Question

The harmonic mean of the roots of the equation $ (5 + \sqrt 2 ){x^2} - (4 + \sqrt 5 )x + 8 + 2\sqrt 5 = 0 $ .
 $
  A.2 \\
  B.4 \\
  C.6 \\
  D.8 \\
 $

Answer 1

Hint: In order to get the right answer we need to use the formula of harmonic mean for two numbers and calculate the sum and product of roots of the equation given and then put those values in the formula of Harmonic mean. Doing this will solve your problem and will give you the right answer.

Complete step-by-step answer:
The given equation is $ (5 + \sqrt 2 ){x^2} - (4 + \sqrt 5 )x + 8 + 2\sqrt 5 = 0 $ ……….(1)
It is a quadratic equation that will have two roots.
We know that the harmonic mean of two numbers p and q will be HM = $ \dfrac{{{\text{2pq}}}}{{{\text{p + q}}}} $ ………..(2)
We also know that if there is a quadratic equation $ a{x^2} + bx + c = 0 $ .
Then its sum of roots will be $ - \dfrac{b}{a} $ and product of roots will be $ \dfrac{c}{a} $ .
Let us consider p and q as the roots of the equation (1)
Then sum of roots will be p + q = $ \dfrac{{4 + \sqrt 5 }}{{5 + \sqrt 2 }} $ and product of root is pq = $ \dfrac{{8 + 2\sqrt 5 }}{{5 + \sqrt 2 }} $ .

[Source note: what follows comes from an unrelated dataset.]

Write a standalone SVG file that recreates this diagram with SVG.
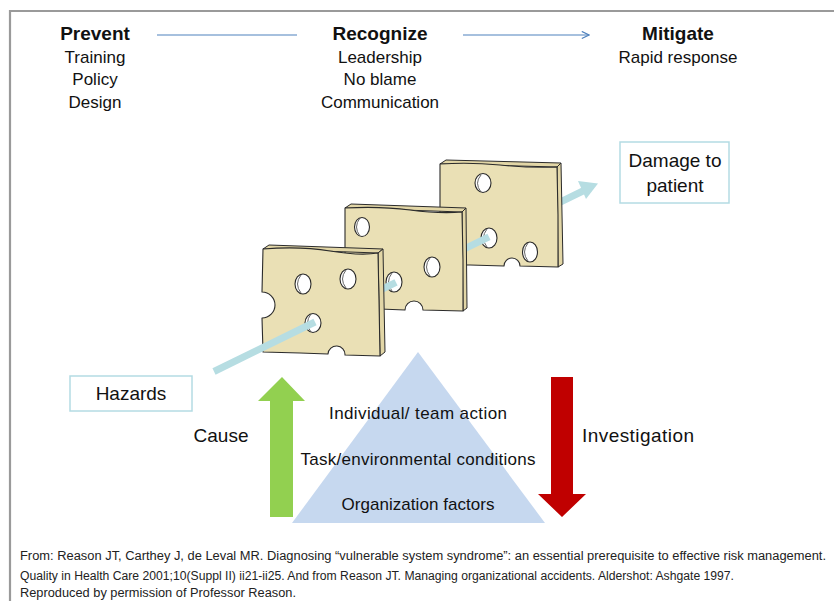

Putting the values of sum and product of p and q in equation (2) we get harmonic mean
HM = $ \dfrac{{2\left( {\dfrac{{8 + 2\sqrt 5 }}{{5 + \sqrt 2 }}} \right)}}{{\dfrac{{4 + \sqrt 5 }}{{5 + \sqrt 2 }}}} = \dfrac{{2\left( {8 + 2\sqrt 5 } \right)}}{{4 + \sqrt 5 }} = 2\left( 2 \right) = 4 $ .
Hence the answer is 4.
So, the correct option is B.

Note:To get such problems solved you need to remember the formula of harmonic mean of two numbers. Here don’t try to find the roots of the equation it will take time and here it will be complex. Here you have to observe the formula of harmonic mean which is contained in the sum and product of roots. So, you have to obtain the sum and product of roots of the quadratic equation and put those values in the formula of harmonic mean to get the answer of harmonic mean. Remembering the technique to obtain the sum and product of quadratic, cubic, biquadratic etc. equations will help you further.